::: Data block

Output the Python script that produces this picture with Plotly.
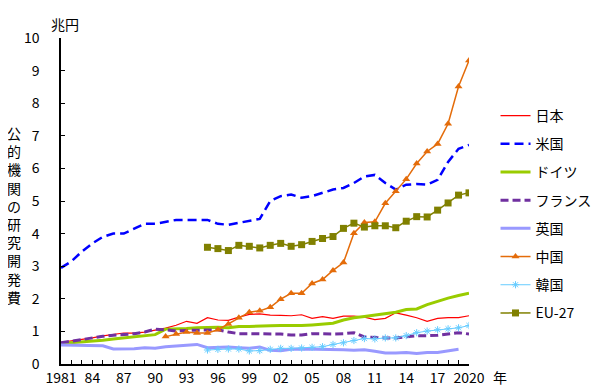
import plotly.graph_objects as go

years = list(range(1981, 2021))
tick_vals = list(range(1981, 2021, 3))
tick_text = ["1981", "84", "87", "90", "93", "96", "99", "02", "05", "08", "11", "14", "17", "2020"]

japan = [0.66, 0.70, 0.74, 0.80, 0.86, 0.90, 0.95, 0.95, 0.98, 1.04, 1.10, 1.19, 1.31, 1.25, 1.42, 1.35,
         1.34, 1.44, 1.52, 1.54, 1.50, 1.49, 1.48, 1.51, 1.40, 1.45, 1.40, 1.47, 1.47, 1.44, 1.36, 1.40,
         1.57, 1.50, 1.42, 1.31, 1.40, 1.42, 1.42, 1.48]
usa = [2.95, 3.15, 3.45, 3.70, 3.90, 4.00, 4.00, 4.15, 4.30, 4.30, 4.35, 4.42, 4.42, 4.43, 4.42, 4.30,
       4.27, 4.33, 4.38, 4.45, 5.00, 5.15, 5.20, 5.10, 5.15, 5.25, 5.35, 5.40, 5.55, 5.75, 5.80, 5.55,
       5.35, 5.50, 5.52, 5.50, 5.65, 6.20, 6.60, 6.72]
germany = [0.63, 0.65, 0.67, 0.70, 0.73, 0.77, 0.80, 0.84, 0.87, 0.90, 1.07, 1.07, 1.09, 1.11, 1.13, 1.13,
           1.11, 1.15, 1.15, 1.15, 1.17, 1.18, 1.17, 1.18, 1.20, 1.22, 1.25, 1.35, 1.42, 1.46, 1.51, 1.54,
           1.59, 1.67, 1.69, 1.82, 1.93, 2.02, 2.10, 2.17]
france = [0.65, 0.70, 0.76, 0.82, 0.85, 0.88, 0.90, 0.93, 0.98, 1.07, 1.05, 1.01, 1.03, 1.03, 1.03, 1.05,
          0.98, 0.93, 0.93, 0.93, 0.93, 0.92, 0.89, 0.89, 0.93, 0.92, 0.92, 0.93, 0.96, 0.83, 0.81, 0.80,
          0.80, 0.84, 0.87, 0.87, 0.88, 0.92, 0.96, 0.92]
uk = [0.58, 0.58, 0.58, 0.58, 0.56, 0.46, 0.46, 0.47, 0.50, 0.48, 0.53, 0.55, 0.56, 0.60, 0.50, 0.51,
      0.52, 0.50, 0.48, 0.52, 0.42, 0.41, 0.45, 0.46, 0.46, 0.45, 0.44, 0.44, 0.42, 0.44, 0.39, 0.34,
      0.34, 0.35, 0.32, 0.35, 0.35, 0.39, 0.45, None]
china = [None] * 10 + [0.84, 0.92, 0.98, 0.95, 0.95, 1.05, 1.23, 1.42, 1.59, 1.63, 1.74, 1.99, 2.17, 2.17,
                       2.47, 2.59, 2.87, 3.11, 4.01, 4.34, 4.36, 4.93, 5.30, 5.67, 6.15, 6.52, 6.75, 7.37,
                       8.51, 9.31]
korea = [None] * 14 + [0.43, 0.45, 0.46, 0.46, 0.40, 0.41, 0.45, 0.48, 0.48, 0.49, 0.51, 0.53, 0.60, 0.65,
                       0.72, 0.78, 0.77, 0.80, 0.80, 0.87, 0.96, 1.01, 1.05, 1.08, 1.11, 1.18]
eu27 = [None] * 14 + [3.58, 3.54, 3.48, 3.64, 3.61, 3.56, 3.64, 3.70, 3.61, 3.66, 3.76, 3.85, 3.91, 4.16,
                      4.32, 4.20, 4.24, 4.24, 4.18, 4.38, 4.52, 4.51, 4.72, 4.94, 5.18, 5.25]

series = [
    ("日本", japan, dict(color="#FF0000", width=1.2), None),
    ("米国", usa, dict(color="#0000FF", width=2.5, dash="9px,5px"), None),
    ("ドイツ", germany, dict(color="#99CC00", width=3), None),
    ("フランス", france, dict(color="#7030A0", width=3, dash="8px,4px"), None),
    ("英国", uk, dict(color="#9999FF", width=3), None),
    ("中国", china, dict(color="#E46C0A", width=1.5), dict(symbol="triangle-up", size=7, color="#E46C0A")),
    ("韓国", korea, dict(color="#66CCFF", width=1), dict(symbol="asterisk-open", size=6, color="#66CCFF", line=dict(width=1, color="#66CCFF"))),
    ("EU-27", eu27, dict(color="#808000", width=1.5), dict(symbol="square", size=7, color="#808000")),
]

fig = go.Figure()
for i, (name, vals, line, marker) in enumerate(series):
    fig.add_trace(go.Scatter(
        x=years, y=vals, name=name, mode="lines+markers" if marker else "lines",
        line=line, marker=marker, legendgroup=f"g{i}", connectgaps=False,
    ))

font_family = "Noto Sans CJK JP, Noto Sans, sans-serif"
fig.update_layout(
    width=600, height=391,
    margin=dict(l=53, r=121, t=30, b=26),
    paper_bgcolor="white", plot_bgcolor="white",
    font=dict(family=font_family, size=13, color="black"),
    showlegend=True,
    legend=dict(x=1.065, y=0.81, xanchor="left", yanchor="top", font=dict(size=14),
                tracegroupgap=7, bgcolor="rgba(0,0,0,0)", itemwidth=30),
    xaxis=dict(range=[1981, 2020], tickvals=tick_vals, ticktext=tick_text,
               ticks="inside", ticklen=4, tickcolor="black", showgrid=False, zeroline=False,
               showline=True, linecolor="black", linewidth=1.5,
               minor=dict(dtick=1, tick0=1981, ticks="inside", ticklen=4, tickcolor="black"),
               tickfont=dict(size=14)),
    yaxis=dict(range=[0, 10], dtick=1, ticks="inside", ticklen=4, tickcolor="black",
               showgrid=False, zeroline=False, showline=True, linecolor="black", linewidth=1.5,
               tickfont=dict(size=14), ticklabelstandoff=17),
)
fig.add_annotation(text="兆円", x=0.0, y=1.0, xref="paper", yref="paper", xanchor="left", yanchor="bottom",
                   xshift=-12, yshift=2, showarrow=False, font=dict(size=14))
fig.add_annotation(text="<br>".join(list("公的機関の研究開発費")), x=0, y=0.5, xref="paper", yref="paper",
                   xanchor="center", yanchor="middle", xshift=-47, yshift=-14, showarrow=False,
                   font=dict(size=14), align="center")
fig.add_annotation(text="年", x=1.0, y=0, xref="paper", yref="paper", xanchor="left", yanchor="top",
                   xshift=22, yshift=-1, showarrow=False, font=dict(size=14))

fig.write_html("out.html")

::::::

Given problem
Restate the entire listing word for word, excluding pictures.

Task response
Output the Python script that produces this picture with Plotly.
import plotly.graph_objects as go

years = list(range(1981, 2021))
tick_vals = list(range(1981, 2021, 3))
tick_text = ["1981", "84", "87", "90", "93", "96", "99", "02", "05", "08", "11", "14", "17", "2020"]

japan = [0.66, 0.70, 0.74, 0.80, 0.86, 0.90, 0.95, 0.95, 0.98, 1.04, 1.10, 1.19, 1.31, 1.25, 1.42, 1.35,
         1.34, 1.44, 1.52, 1.54, 1.50, 1.49, 1.48, 1.51, 1.40, 1.45, 1.40, 1.47, 1.47, 1.44, 1.36, 1.40,
         1.57, 1.50, 1.42, 1.31, 1.40, 1.42, 1.42, 1.48]
usa = [2.95, 3.15, 3.45, 3.70, 3.90, 4.00, 4.00, 4.15, 4.30, 4.30, 4.35, 4.42, 4.42, 4.43, 4.42, 4.30,
       4.27, 4.33, 4.38, 4.45, 5.00, 5.15, 5.20, 5.10, 5.15, 5.25, 5.35, 5.40, 5.55, 5.75, 5.80, 5.55,
       5.35, 5.50, 5.52, 5.50, 5.65, 6.20, 6.60, 6.72]
germany = [0.63, 0.65, 0.67, 0.70, 0.73, 0.77, 0.80, 0.84, 0.87, 0.90, 1.07, 1.07, 1.09, 1.11, 1.13, 1.13,
           1.11, 1.15, 1.15, 1.15, 1.17, 1.18, 1.17, 1.18, 1.20, 1.22, 1.25, 1.35, 1.42, 1.46, 1.51, 1.54,
           1.59, 1.67, 1.69, 1.82, 1.93, 2.02, 2.10, 2.17]
france = [0.65, 0.70, 0.76, 0.82, 0.85, 0.88, 0.90, 0.93, 0.98, 1.07, 1.05, 1.01, 1.03, 1.03, 1.03, 1.05,
          0.98, 0.93, 0.93, 0.93, 0.93, 0.92, 0.89, 0.89, 0.93, 0.92, 0.92, 0.93, 0.96, 0.83, 0.81, 0.80,
          0.80, 0.84, 0.87, 0.87, 0.88, 0.92, 0.96, 0.92]
uk = [0.58, 0.58, 0.58, 0.58, 0.56, 0.46, 0.46, 0.47, 0.50, 0.48, 0.53, 0.55, 0.56, 0.60, 0.50, 0.51,
      0.52, 0.50, 0.48, 0.52, 0.42, 0.41, 0.45, 0.46, 0.46, 0.45, 0.44, 0.44, 0.42, 0.44, 0.39, 0.34,
      0.34, 0.35, 0.32, 0.35, 0.35, 0.39, 0.45, None]
china = [None] * 10 + [0.84, 0.92, 0.98, 0.95, 0.95, 1.05, 1.23, 1.42, 1.59, 1.63, 1.74, 1.99, 2.17, 2.17,
                       2.47, 2.59, 2.87, 3.11, 4.01, 4.34, 4.36, 4.93, 5.30, 5.67, 6.15, 6.52, 6.75, 7.37,
                       8.51, 9.31]
korea = [None] * 14 + [0.43, 0.45, 0.46, 0.46, 0.40, 0.41, 0.45, 0.48, 0.48, 0.49, 0.51, 0.53, 0.60, 0.65,
                       0.72, 0.78, 0.77, 0.80, 0.80, 0.87, 0.96, 1.01, 1.05, 1.08, 1.11, 1.18]
eu27 = [None] * 14 + [3.58, 3.54, 3.48, 3.64, 3.61, 3.56, 3.64, 3.70, 3.61, 3.66, 3.76, 3.85, 3.91, 4.16,
                      4.32, 4.20, 4.24, 4.24, 4.18, 4.38, 4.52, 4.51, 4.72, 4.94, 5.18, 5.25]

series = [
    ("日本", japan, dict(color="#FF0000", width=1.2), None),
    ("米国", usa, dict(color="#0000FF", width=2.5, dash="9px,5px"), None),
    ("ドイツ", germany, dict(color="#99CC00", width=3), None),
    ("フランス", france, dict(color="#7030A0", width=3, dash="8px,4px"), None),
    ("英国", uk, dict(color="#9999FF", width=3), None),
    ("中国", china, dict(color="#E46C0A", width=1.5), dict(symbol="triangle-up", size=7, color="#E46C0A")),
    ("韓国", korea, dict(color="#66CCFF", width=1), dict(symbol="asterisk-open", size=6, color="#66CCFF", line=dict(width=1, color="#66CCFF"))),
    ("EU-27", eu27, dict(color="#808000", width=1.5), dict(symbol="square", size=7, color="#808000")),
]

fig = go.Figure()
for i, (name, vals, line, marker) in enumerate(series):
    fig.add_trace(go.Scatter(
        x=years, y=vals, name=name, mode="lines+markers" if marker else "lines",
        line=line, marker=marker, legendgroup=f"g{i}", connectgaps=False,
    ))

font_family = "Noto Sans CJK JP, Noto Sans, sans-serif"
fig.update_layout(
    width=600, height=391,
    margin=dict(l=53, r=121, t=30, b=26),
    paper_bgcolor="white", plot_bgcolor="white",
    font=dict(family=font_family, size=13, color="black"),
    showlegend=True,
    legend=dict(x=1.065, y=0.81, xanchor="left", yanchor="top", font=dict(size=14),
                tracegroupgap=7, bgcolor="rgba(0,0,0,0)", itemwidth=30),
    xaxis=dict(range=[1981, 2020], tickvals=tick_vals, ticktext=tick_text,
               ticks="inside", ticklen=4, tickcolor="black", showgrid=False, zeroline=False,
               showline=True, linecolor="black", linewidth=1.5,
               minor=dict(dtick=1, tick0=1981, ticks="inside", ticklen=4, tickcolor="black"),
               tickfont=dict(size=14)),
    yaxis=dict(range=[0, 10], dtick=1, ticks="inside", ticklen=4, tickcolor="black",
               showgrid=False, zeroline=False, showline=True, linecolor="black", linewidth=1.5,
               tickfont=dict(size=14), ticklabelstandoff=17),
)
fig.add_annotation(text="兆円", x=0.0, y=1.0, xref="paper", yref="paper", xanchor="left", yanchor="bottom",
                   xshift=-12, yshift=2, showarrow=False, font=dict(size=14))
fig.add_annotation(text="<br>".join(list("公的機関の研究開発費")), x=0, y=0.5, xref="paper", yref="paper",
                   xanchor="center", yanchor="middle", xshift=-47, yshift=-14, showarrow=False,
                   font=dict(size=14), align="center")
fig.add_annotation(text="年", x=1.0, y=0, xref="paper", yref="paper", xanchor="left", yanchor="top",
                   xshift=22, yshift=-1, showarrow=False, font=dict(size=14))

fig.write_html("out.html")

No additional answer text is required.